Yup – that makes sense but “why am I doing it so academically?” It is that question that has taken a lot more thought. With my practitioner hat on, I want to speed things up and just get on with working with clients and seeing things change and improve. My researcher hat seems to mean that things are slower and there are a lot of hoops to jump through. But it is those hoops that form part of the reason why I’ve taken the academic approach:
Understanding where it adds to existing knowledge
The process of my literature review has been challenging but also wonderfully enriching. I’ve purposefully reviewed literature that might relate to being at your best. In doing that, I’ve gained new insights from things that I thought I already knew – like all the fascinating work around Flow from Csikszentmihalyi where he found that people were more engaged and ‘in flow’ when their activities have clear goals, immediate feedback and skills that are balanced to action opportunities. How helpful is that when designing or planning development?!
Asking the big questions
The academic process of reviewing, before you get stuck into any research: ontology (what is reality?) and epistemology (how can I know reality?) has been really fascinating and helped to direct how I structure the research. My research question came about as a result of questions from clients and questions to coachees. There was such consistency in their responses that I began to question if we had an undefined shared understanding of what it means to be at your best in work.
That falls into the view of knowledge and reality of Social Constructionsim – we use language and images to create meaning and is our lens for interpreting reality. So I saw myself as a detective…. Someone trying to uncover what that shared meaning is – that meant I would need to investigate the words and images used when we are at our best.

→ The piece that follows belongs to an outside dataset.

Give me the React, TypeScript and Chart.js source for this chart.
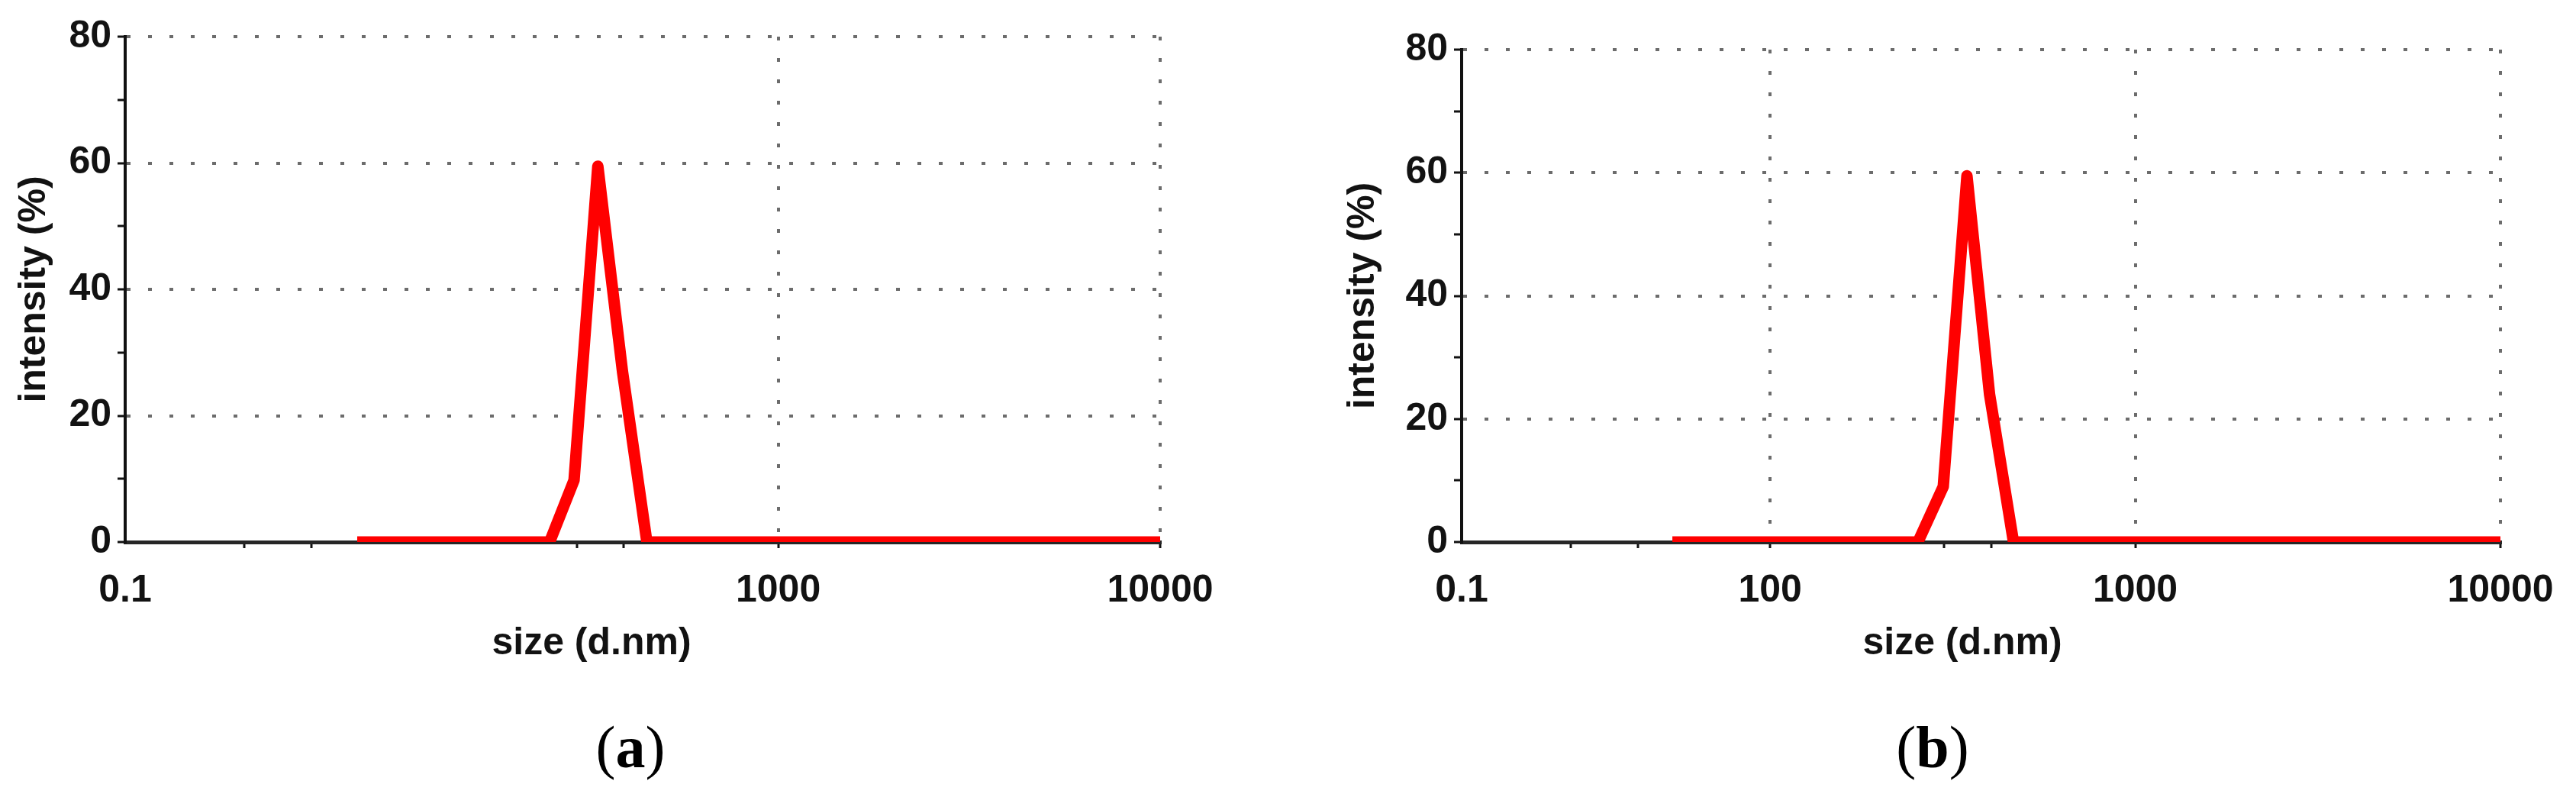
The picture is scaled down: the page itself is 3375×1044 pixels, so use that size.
import React, { useEffect, useRef } from 'react';
import { Chart, registerables } from 'chart.js';

Chart.register(...registerables);

// ---- Data ----
// Panel (a)
const sizesA = [79, 252, 292, 337, 391, 453, 10000];
const intensityA = [0, 0, 9.8, 59.5, 27, 0, 0];
// Panel (b)
const sizesB = [54, 254, 298, 346, 399, 464, 10000];
const intensityB = [0, 0, 9, 59.5, 24, 0, 0];

// x axis ticks (as drawn in the picture)
const xTickValuesA = [19.5, 1000, 10000];
const xTickLabelsA = ['0.1', '1000', '10000'];
const xGridValuesA = [1000, 10000];
const xMinorTicksA = [40, 60, 297, 393];

const xTickValuesB = [14.3, 100, 1000, 10000];
const xTickLabelsB = ['0.1', '100', '1000', '10000'];
const xGridValuesB = [100, 1000, 10000];
const xMinorTicksB = [28.5, 43.4, 300, 404];

// y axis ticks
const yTickValues = [0, 10, 20, 30, 40, 50, 60, 70, 80];
const yTickLabels = ['0', '', '20', '', '40', '', '60', '', '80'];
const yGridValues = [20, 40, 60, 80];

const xAxisTitle = 'size (d.nm)';
const yAxisTitle = 'intensity (%)';
const panelLetters = ['a', 'b'];

// ---- Layout (positions only) ----
type PanelCfg = {
  sizes: number[];
  values: number[];
  xTicks: number[];
  xLabels: string[];
  xGrid: number[];
  xMinor: number[];
  canvasLeft: number;
  canvasWidth: number;
  canvasHeight: number;
  plotLeft: number;
  plotRight: number;
  plotTop: number;
  plotBottom: number;
  yTitleX: number;
  xTitleX: number;
  xTitleY: number;
};

const panels: PanelCfg[] = [
  {
    sizes: sizesA, values: intensityA,
    xTicks: xTickValuesA, xLabels: xTickLabelsA, xGrid: xGridValuesA, xMinor: xMinorTicksA,
    canvasLeft: 0, canvasWidth: 1640, canvasHeight: 900,
    plotLeft: 164, plotRight: 1520, plotTop: 48, plotBottom: 710, yTitleX: 45,
    xTitleX: 775, xTitleY: 843,
  },
  {
    sizes: sizesB, values: intensityB,
    xTicks: xTickValuesB, xLabels: xTickLabelsB, xGrid: xGridValuesB, xMinor: xMinorTicksB,
    canvasLeft: 1700, canvasWidth: 1675, canvasHeight: 900,
    plotLeft: 215, plotRight: 1576, plotTop: 65, plotBottom: 710, yTitleX: 86,
    xTitleX: 871, xTitleY: 843,
  },
];

const FONT = "'Liberation Sans', Arial, sans-serif";
const TEXT = '#121212';
const GRID = '#6c6c6c';
const LABEL_SIZE = 50;

// draws the x-axis title at the place the picture has it (slightly off-centre)
const xTitlePlugin = {
  id: 'xTitleAt',
  afterDraw(chart: any, _args: any, opts: any) {
    const { ctx } = chart;
    ctx.save();
    ctx.font = `bold ${opts.size}px ${FONT}`;
    ctx.fillStyle = opts.color;
    ctx.textAlign = 'center';
    ctx.textBaseline = 'middle';
    ctx.fillText(opts.text, opts.x, opts.y);
    ctx.restore();
  },
};

function Panel({ cfg }: { cfg: PanelCfg }) {
  const ref = useRef<HTMLCanvasElement>(null);
  useEffect(() => {
    const canvas = ref.current;
    if (!canvas) return;
    const xLabelMap = new Map<number, string>();
    cfg.xTicks.forEach((v, i) => xLabelMap.set(v, cfg.xLabels[i]));
    const yLabelMap = new Map<number, string>();
    yTickValues.forEach((v, i) => yLabelMap.set(v, yTickLabels[i]));
    const lh = LABEL_SIZE * 1.2;

    const chart = new Chart(canvas, {
      type: 'line',
      data: {
        datasets: [
          {
            data: cfg.sizes.map((s, i) => ({ x: s, y: cfg.values[i] })),
            borderColor: '#ff0000',
            backgroundColor: '#ff0000',
            borderWidth: 15,
            pointRadius: 0,
            borderJoinStyle: 'round',
            tension: 0,
            fill: false,
          },
        ],
      },
      plugins: [xTitlePlugin],
      options: {
        responsive: false,
        animation: false,
        devicePixelRatio: 1,
        events: [],
        layout: {
          padding: {
            left: 0,
            top: cfg.plotTop,
            right: cfg.canvasWidth - cfg.plotRight,
            bottom: 0,
          },
        },
        plugins: {
          legend: { display: false },
          tooltip: { enabled: false },
          title: { display: false },
          xTitleAt: {
            text: xAxisTitle,
            x: cfg.xTitleX,
            y: cfg.xTitleY,
            size: LABEL_SIZE,
            color: TEXT,
          },
        },
        scales: {
          x: {
            type: 'logarithmic',
            position: 'bottom',
            min: cfg.xTicks[0],
            max: cfg.xTicks[cfg.xTicks.length - 1],
            afterBuildTicks: (axis: any) => {
              axis.ticks = [...cfg.xTicks, ...cfg.xMinor]
                .sort((a, b) => a - b)
                .map((v) => ({ value: v }));
            },
            afterFit: (axis: any) => {
              axis.height = cfg.canvasHeight - cfg.plotBottom;
            },
            ticks: {
              autoSkip: false,
              maxRotation: 0,
              minRotation: 0,
              padding: 26,
              color: TEXT,
              font: { family: FONT, size: LABEL_SIZE, weight: 'bold' },
              callback: (v: any) => xLabelMap.get(Number(v)) ?? '',
            },
            grid: {
              display: true,
              drawOnChartArea: true,
              drawTicks: true,
              tickLength: 8,
              tickWidth: 3,
              tickColor: (ctx: any) =>
                cfg.xTicks[0] === ctx.tick?.value ? 'rgba(0,0,0,0)' : TEXT,
              lineWidth: 4,
              color: (ctx: any) =>
                cfg.xGrid.includes(ctx.tick?.value) ? GRID : 'rgba(0,0,0,0)',
            },
            border: { display: true, color: '#262626', width: 5, dash: [5, 23] },
            title: { display: false, text: xAxisTitle },
          },
          y: {
            type: 'linear',
            position: 'left',
            min: 0,
            max: 80,
            afterBuildTicks: (axis: any) => {
              axis.ticks = yTickValues.map((v) => ({ value: v }));
            },
            afterFit: (axis: any) => {
              axis.width = cfg.plotLeft;
            },
            ticks: {
              autoSkip: false,
              padding: 8,
              color: TEXT,
              font: { family: FONT, size: LABEL_SIZE, weight: 'bold' },
              callback: (v: any) => yLabelMap.get(Number(v)) ?? '',
            },
            grid: {
              display: true,
              drawOnChartArea: true,
              drawTicks: true,
              tickLength: 10,
              tickWidth: 3,
              tickColor: TEXT,
              lineWidth: 4,
              color: (ctx: any) =>
                yGridValues.includes(ctx.tick?.value) ? GRID : 'rgba(0,0,0,0)',
            },
            border: { display: true, color: '#111111', width: 4, dash: [5, 23] },
            title: {
              display: true,
              text: yAxisTitle,
              color: TEXT,
              font: { family: FONT, size: LABEL_SIZE, weight: 'bold' },
              padding: { top: cfg.yTitleX - lh / 2, bottom: 0 },
            },
          },
        },
      } as any,
    });
    return () => chart.destroy();
  }, [cfg]);

  return (
    <canvas
      ref={ref}
      width={cfg.canvasWidth}
      height={cfg.canvasHeight}
      style={{
        position: 'absolute',
        left: cfg.canvasLeft,
        top: 0,
        width: cfg.canvasWidth,
        height: cfg.canvasHeight,
      }}
    />
  );
}

const letterCenters = [826, 2532];

export default function App() {
  return (
    <div
      style={{
        position: 'absolute',
        left: 0,
        top: 0,
        width: 3375,
        height: 1044,
        background: '#ffffff',
        overflow: 'hidden',
      }}
    >
      {panels.map((p, i) => (
        <Panel key={i} cfg={p} />
      ))}
      {panelLetters.map((l, i) => (
        <div
          key={l}
          style={{
            position: 'absolute',
            left: letterCenters[i] - 150,
            width: 300,
            top: 940,
            textAlign: 'center',
            fontFamily: "'Liberation Serif', 'Times New Roman', serif",
            fontSize: 78,
            lineHeight: 1,
            color: '#000',
          }}
        >
          (<b>{l}</b>)
        </div>
      ))}
    </div>
  );
}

With words being the basis of my research, I needed to understand what good qualitative research looks like. With my background in psychometrics, I’ve been used to the quantitative approach where reliability and validity are shown statistically, with clear guidelines to demonstrate rigor. I’d always assumed qualitative research was less robust somehow. How wrong was I.
Creating a sound structure to the qualitative research, rooted in the social constructionist way of viewing the world has been a journey of discovery and a whole other article for me to write.

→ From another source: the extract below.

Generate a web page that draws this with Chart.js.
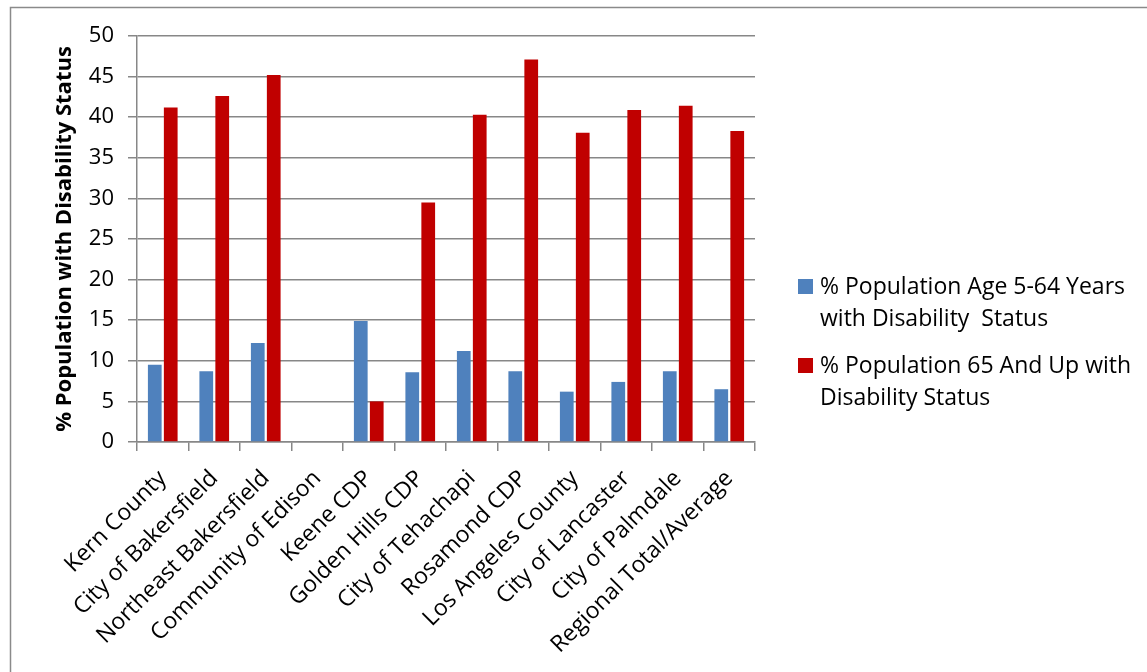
<!DOCTYPE html>
<html>
<head>
<meta charset="utf-8">
<script src="https://cdn.jsdelivr.net/npm/chart.js@4.4.0/dist/chart.umd.min.js"></script>
<style>
  html, body { margin: 0; padding: 0; background: #ffffff; }
  #wrap { width: 1147px; height: 672px; position: relative; }
</style>
</head>
<body>
<div id="wrap"><canvas id="chart" width="1147" height="672"></canvas></div>
<script>
// Places compared
const categories = [
  "Kern County", "City of Bakersfield", "Northeast Bakersfield", "Community of Edison",
  "Keene CDP", "Golden Hills CDP", "City of Tehachapi", "Rosamond CDP",
  "Los Angeles County", "City of Lancaster", "City of Palmdale", "Regional Total/Average"
];

// % of population with a disability, by age group (Edison has no data)
const age5to64 = [9.5, 8.7, 12.2, null, 14.9, 8.6, 11.2, 8.7, 6.2, 7.4, 8.7, 6.5];
const age65up  = [41.2, 42.6, 45.2, null, 5.0, 29.5, 40.3, 47.1, 38.1, 40.9, 41.4, 38.3];

// Series names, one entry per legend line
const seriesNames = [
  ["% Population Age 5-64 Years", "with Disability  Status"],
  ["% Population 65 And Up with", "Disability Status"]
];

// Value axis
const yAxisTitle = "% Population with Disability Status";
const yMin = 0, yMax = 50, yStep = 5;

const FONT = "'Open Sans', Lato, sans-serif";
const GRID = "#878787";

// Outer frame lines (left and top edges)
const framePlugin = {
  id: "frame",
  beforeDraw(chart) {
    const ctx = chart.ctx;
    ctx.save();
    ctx.fillStyle = "#ffffff";
    ctx.fillRect(0, 0, chart.width, chart.height);
    ctx.strokeStyle = "#8a8a8a";
    ctx.lineWidth = 1.5;
    ctx.beginPath();
    ctx.moveTo(10.5, chart.height);
    ctx.lineTo(10.5, 7.5);
    ctx.lineTo(chart.width, 7.5);
    ctx.stroke();
    ctx.restore();
  }
};

// Legend with wrapped entries on the right side
const sideLegend = {
  id: "sideLegend",
  afterDraw(chart) {
    const ctx = chart.ctx;
    ctx.save();
    ctx.font = "23px " + FONT;
    ctx.textBaseline = "alphabetic";
    ctx.textAlign = "left";
    const boxX = 798, textX = 820, lineGap = 32;
    const firstBaselines = [294, 373];
    chart.data.datasets.forEach((ds, i) => {
      const base = firstBaselines[i];
      ctx.fillStyle = ds.backgroundColor;
      ctx.fillRect(boxX, base - 15, 15, 15);
      ctx.fillStyle = "#000000";
      seriesNames[i].forEach((line, j) => {
        ctx.fillText(line, textX, base + j * lineGap);
      });
    });
    ctx.restore();
  }
};

new Chart(document.getElementById("chart"), {
  type: "bar",
  data: {
    labels: categories,
    datasets: [
      {
        label: seriesNames[0].join(" "),
        data: age5to64,
        backgroundColor: "#4F81BD",
        barPercentage: 0.86,
        categoryPercentage: 0.62
      },
      {
        label: seriesNames[1].join(" "),
        data: age65up,
        backgroundColor: "#C00000",
        barPercentage: 0.86,
        categoryPercentage: 0.62
      }
    ]
  },
  options: {
    responsive: false,
    animation: false,
    devicePixelRatio: 1,
    layout: { padding: { left: 40, top: 36, right: 392, bottom: 0 } },
    plugins: {
      legend: { display: false },
      tooltip: { enabled: false }
    },
    scales: {
      x: {
        grid: {
          drawOnChartArea: false,
          drawTicks: true,
          tickLength: 9,
          color: GRID,
          lineWidth: 1.5,
          offset: true
        },
        border: { color: GRID, width: 1.5 },
        ticks: {
          autoSkip: false,
          minRotation: 45,
          maxRotation: 45,
          padding: 14,
          color: "#000000",
          font: { family: FONT, size: 23 }
        },
        afterFit(scale) { scale.height = 230; }
      },
      y: {
        min: yMin,
        max: yMax,
        ticks: {
          stepSize: yStep,
          padding: 14,
          color: "#000000",
          font: { family: FONT, size: 22 }
        },
        grid: {
          color: GRID,
          lineWidth: 1.5,
          tickLength: 9
        },
        border: { color: GRID, width: 1.5 },
        title: {
          display: true,
          text: yAxisTitle,
          color: "#000000",
          font: { family: FONT, size: 22, weight: "bold" },
          padding: { top: 12, bottom: 0 }
        },
        afterFit(scale) { scale.width = 97; }
      }
    }
  },
  plugins: [framePlugin, sideLegend]
});
</script>
</body>
</html>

The key has been to develop a structure to the research that ensures it remains credible, transferable, dependable and authentic. Those have been my principles for qualitative research.
This has been the scary bit! Having spent hours mulling, interviewing, analysing and writing things up, it all gets read and pulled apart by others. I’ve had one academic viva already (another one soon and one at the end of the process) – where I shared the findings so far with other academics. Instead of a 45 minute meeting it turned out to be an hour and a half of great discussion and debate which I found really helpful.
I also presented ‘my work so far’ at a colloquium (fancy word for academic conference where you share your findings) – I had ten minutes to share what I’d done followed by 20 minutes of challenges and questions. Again, I actually found this invigorating and so helpful to be able to respond to the questions posed by experienced qualitative researchers.
More recently, I was selected to write a chapter in the ABP’s forthcoming book Partners in Progress. The editorial process demanded quite a bit of labour but it was so valuable in honing my thoughts. There is probably more editorial labour ahead with a couple of academic journal articles in the offing but no doubt at the end of that process I’ll be even more refined in how I explain being at your best in work.
So that is where I am at… I know why I am doing this research and why I am taking the academic approach…. I’d best get on and do it then!